COLLECTED DATA:
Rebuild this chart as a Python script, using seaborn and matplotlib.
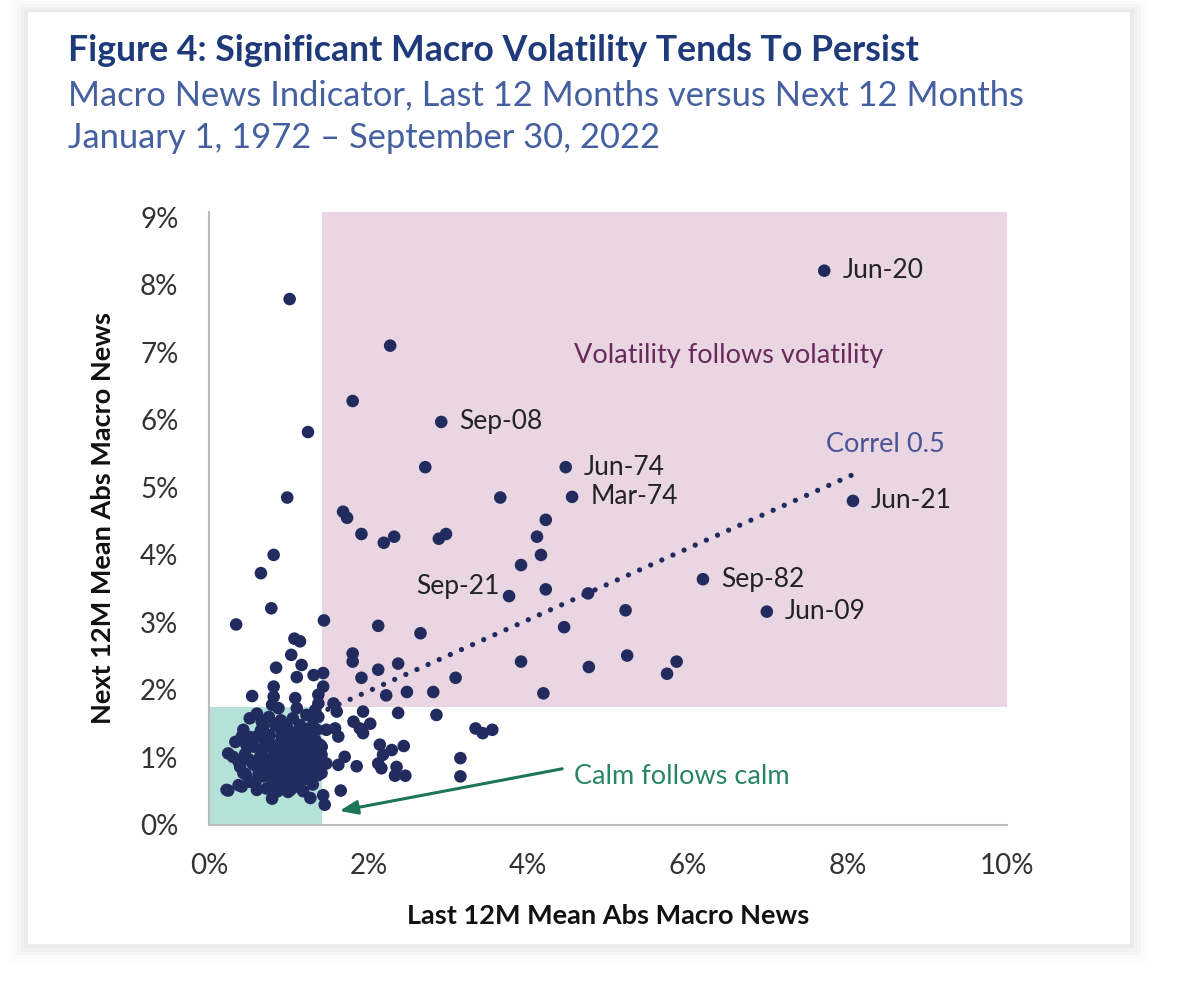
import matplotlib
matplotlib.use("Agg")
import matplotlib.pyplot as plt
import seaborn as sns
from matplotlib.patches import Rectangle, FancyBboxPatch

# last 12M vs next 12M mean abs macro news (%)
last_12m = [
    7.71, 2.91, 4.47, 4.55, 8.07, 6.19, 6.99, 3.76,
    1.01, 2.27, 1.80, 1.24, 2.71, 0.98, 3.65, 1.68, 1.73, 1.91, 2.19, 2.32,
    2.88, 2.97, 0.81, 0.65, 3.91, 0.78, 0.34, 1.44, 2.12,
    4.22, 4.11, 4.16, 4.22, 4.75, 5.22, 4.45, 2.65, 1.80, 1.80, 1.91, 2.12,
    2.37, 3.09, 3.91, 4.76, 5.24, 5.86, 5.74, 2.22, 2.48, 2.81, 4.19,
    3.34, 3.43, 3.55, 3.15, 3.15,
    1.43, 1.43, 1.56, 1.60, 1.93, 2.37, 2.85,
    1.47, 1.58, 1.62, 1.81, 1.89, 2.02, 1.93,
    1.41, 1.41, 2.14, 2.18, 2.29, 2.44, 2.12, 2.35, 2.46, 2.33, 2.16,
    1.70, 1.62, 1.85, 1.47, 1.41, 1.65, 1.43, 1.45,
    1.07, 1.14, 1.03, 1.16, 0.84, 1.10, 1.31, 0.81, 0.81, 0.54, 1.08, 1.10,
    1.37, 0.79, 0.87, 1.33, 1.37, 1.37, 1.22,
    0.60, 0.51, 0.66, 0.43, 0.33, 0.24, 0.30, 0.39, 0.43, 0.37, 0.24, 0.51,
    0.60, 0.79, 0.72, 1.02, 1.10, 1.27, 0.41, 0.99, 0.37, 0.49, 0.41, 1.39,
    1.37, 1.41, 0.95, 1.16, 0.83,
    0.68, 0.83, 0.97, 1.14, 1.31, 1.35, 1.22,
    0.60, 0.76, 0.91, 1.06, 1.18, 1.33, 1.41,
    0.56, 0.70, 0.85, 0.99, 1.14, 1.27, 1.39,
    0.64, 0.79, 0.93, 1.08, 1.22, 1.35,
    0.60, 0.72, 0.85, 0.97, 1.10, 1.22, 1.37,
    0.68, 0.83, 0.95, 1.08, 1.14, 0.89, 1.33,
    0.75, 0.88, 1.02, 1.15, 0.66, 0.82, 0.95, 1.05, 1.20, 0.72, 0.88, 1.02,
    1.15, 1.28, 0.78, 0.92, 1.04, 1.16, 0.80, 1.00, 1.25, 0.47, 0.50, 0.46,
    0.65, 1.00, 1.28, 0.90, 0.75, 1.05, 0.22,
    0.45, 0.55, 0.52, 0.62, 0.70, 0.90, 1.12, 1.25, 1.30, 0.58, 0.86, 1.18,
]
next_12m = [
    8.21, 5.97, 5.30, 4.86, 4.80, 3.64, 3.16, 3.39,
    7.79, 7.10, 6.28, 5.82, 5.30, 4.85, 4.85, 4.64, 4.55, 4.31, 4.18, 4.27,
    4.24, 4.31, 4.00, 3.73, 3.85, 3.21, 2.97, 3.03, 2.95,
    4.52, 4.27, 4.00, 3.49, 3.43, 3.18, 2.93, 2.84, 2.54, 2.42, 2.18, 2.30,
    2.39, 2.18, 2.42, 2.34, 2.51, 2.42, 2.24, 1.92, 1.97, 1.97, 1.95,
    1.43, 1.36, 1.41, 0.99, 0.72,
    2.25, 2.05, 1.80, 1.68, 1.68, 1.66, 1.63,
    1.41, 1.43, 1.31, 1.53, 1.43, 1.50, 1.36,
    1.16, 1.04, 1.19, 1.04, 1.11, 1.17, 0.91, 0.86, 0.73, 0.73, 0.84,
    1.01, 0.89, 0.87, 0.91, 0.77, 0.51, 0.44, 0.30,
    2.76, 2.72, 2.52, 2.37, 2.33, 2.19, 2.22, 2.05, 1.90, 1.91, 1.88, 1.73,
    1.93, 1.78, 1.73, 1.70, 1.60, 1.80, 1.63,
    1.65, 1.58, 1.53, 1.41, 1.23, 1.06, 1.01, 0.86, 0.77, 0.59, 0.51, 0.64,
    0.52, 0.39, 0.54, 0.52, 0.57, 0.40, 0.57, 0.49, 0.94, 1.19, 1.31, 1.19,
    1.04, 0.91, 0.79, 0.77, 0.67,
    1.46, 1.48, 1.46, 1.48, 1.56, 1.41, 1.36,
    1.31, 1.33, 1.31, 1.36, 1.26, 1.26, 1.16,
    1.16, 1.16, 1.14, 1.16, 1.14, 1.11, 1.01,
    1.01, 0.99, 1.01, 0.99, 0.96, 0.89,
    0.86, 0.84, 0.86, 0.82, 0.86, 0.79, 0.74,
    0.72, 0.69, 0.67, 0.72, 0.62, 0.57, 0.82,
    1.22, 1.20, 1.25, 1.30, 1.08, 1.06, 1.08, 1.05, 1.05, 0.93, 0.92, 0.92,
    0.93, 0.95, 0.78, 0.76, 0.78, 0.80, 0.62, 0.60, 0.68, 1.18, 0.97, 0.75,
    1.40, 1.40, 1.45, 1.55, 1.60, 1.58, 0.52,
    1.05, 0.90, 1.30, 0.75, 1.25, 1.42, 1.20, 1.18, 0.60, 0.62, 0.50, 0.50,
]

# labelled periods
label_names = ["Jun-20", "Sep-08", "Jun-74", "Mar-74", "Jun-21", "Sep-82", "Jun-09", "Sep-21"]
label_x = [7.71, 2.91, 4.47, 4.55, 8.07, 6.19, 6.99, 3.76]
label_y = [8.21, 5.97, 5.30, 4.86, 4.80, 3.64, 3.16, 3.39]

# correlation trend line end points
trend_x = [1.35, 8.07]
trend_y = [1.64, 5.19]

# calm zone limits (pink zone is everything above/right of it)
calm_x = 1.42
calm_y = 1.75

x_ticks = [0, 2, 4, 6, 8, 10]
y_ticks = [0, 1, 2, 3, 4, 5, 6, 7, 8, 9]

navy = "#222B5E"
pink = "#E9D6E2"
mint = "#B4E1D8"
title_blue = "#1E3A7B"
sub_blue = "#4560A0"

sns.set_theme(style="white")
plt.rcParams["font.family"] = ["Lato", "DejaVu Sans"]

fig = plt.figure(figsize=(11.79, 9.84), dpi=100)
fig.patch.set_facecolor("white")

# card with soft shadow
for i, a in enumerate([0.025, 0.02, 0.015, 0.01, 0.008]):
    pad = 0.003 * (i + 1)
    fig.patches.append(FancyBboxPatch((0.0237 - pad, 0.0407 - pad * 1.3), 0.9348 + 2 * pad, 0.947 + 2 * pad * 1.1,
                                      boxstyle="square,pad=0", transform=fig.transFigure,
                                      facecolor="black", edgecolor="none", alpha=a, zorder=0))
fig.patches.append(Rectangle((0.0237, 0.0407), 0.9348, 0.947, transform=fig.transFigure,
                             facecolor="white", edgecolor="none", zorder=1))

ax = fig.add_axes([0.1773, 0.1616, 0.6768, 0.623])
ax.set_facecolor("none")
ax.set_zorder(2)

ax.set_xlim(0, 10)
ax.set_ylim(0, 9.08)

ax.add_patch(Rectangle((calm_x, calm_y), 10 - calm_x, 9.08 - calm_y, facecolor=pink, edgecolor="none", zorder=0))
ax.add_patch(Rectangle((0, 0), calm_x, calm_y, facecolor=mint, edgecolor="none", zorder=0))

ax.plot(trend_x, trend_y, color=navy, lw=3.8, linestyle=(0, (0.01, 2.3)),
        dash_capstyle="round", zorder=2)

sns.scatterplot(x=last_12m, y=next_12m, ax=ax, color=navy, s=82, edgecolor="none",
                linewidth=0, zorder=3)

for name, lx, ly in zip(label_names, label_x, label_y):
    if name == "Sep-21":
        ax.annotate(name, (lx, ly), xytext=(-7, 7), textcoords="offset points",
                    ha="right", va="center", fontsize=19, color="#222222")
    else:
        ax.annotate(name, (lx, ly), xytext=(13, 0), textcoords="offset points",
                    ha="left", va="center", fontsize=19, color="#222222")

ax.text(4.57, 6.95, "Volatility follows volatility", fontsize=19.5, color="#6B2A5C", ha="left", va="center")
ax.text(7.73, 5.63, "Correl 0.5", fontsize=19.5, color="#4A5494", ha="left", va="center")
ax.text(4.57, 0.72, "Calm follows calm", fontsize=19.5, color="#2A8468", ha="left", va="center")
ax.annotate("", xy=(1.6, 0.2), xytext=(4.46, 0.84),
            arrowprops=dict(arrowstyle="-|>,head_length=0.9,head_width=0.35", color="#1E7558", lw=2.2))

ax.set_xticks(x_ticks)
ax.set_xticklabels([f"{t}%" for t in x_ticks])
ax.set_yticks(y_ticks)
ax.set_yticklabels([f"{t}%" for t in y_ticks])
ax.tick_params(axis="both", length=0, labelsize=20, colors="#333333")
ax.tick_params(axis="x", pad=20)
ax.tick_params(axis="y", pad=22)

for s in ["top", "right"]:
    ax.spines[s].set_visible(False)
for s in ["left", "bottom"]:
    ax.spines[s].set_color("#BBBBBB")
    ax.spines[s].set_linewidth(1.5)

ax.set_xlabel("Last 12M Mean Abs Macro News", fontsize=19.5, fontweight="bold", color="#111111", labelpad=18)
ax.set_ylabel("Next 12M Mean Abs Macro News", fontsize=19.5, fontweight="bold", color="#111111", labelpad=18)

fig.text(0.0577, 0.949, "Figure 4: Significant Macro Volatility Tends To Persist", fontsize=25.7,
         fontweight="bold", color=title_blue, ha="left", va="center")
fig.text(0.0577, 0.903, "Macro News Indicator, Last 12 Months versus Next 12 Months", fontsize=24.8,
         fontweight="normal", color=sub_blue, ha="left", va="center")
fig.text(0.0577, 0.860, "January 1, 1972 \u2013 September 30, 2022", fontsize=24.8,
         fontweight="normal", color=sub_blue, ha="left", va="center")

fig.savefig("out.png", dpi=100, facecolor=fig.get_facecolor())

CHALLENGE: Give again, word for word, every line from the top of the data above to the line holding "from matplotlib.patches import", inclusive, with the pictures left out.

WRITTEN RESPONSE:
Rebuild this chart as a Python script, using seaborn and matplotlib.
import matplotlib
matplotlib.use("Agg")
import matplotlib.pyplot as plt
import seaborn as sns
from matplotlib.patches import Rectangle, FancyBboxPatch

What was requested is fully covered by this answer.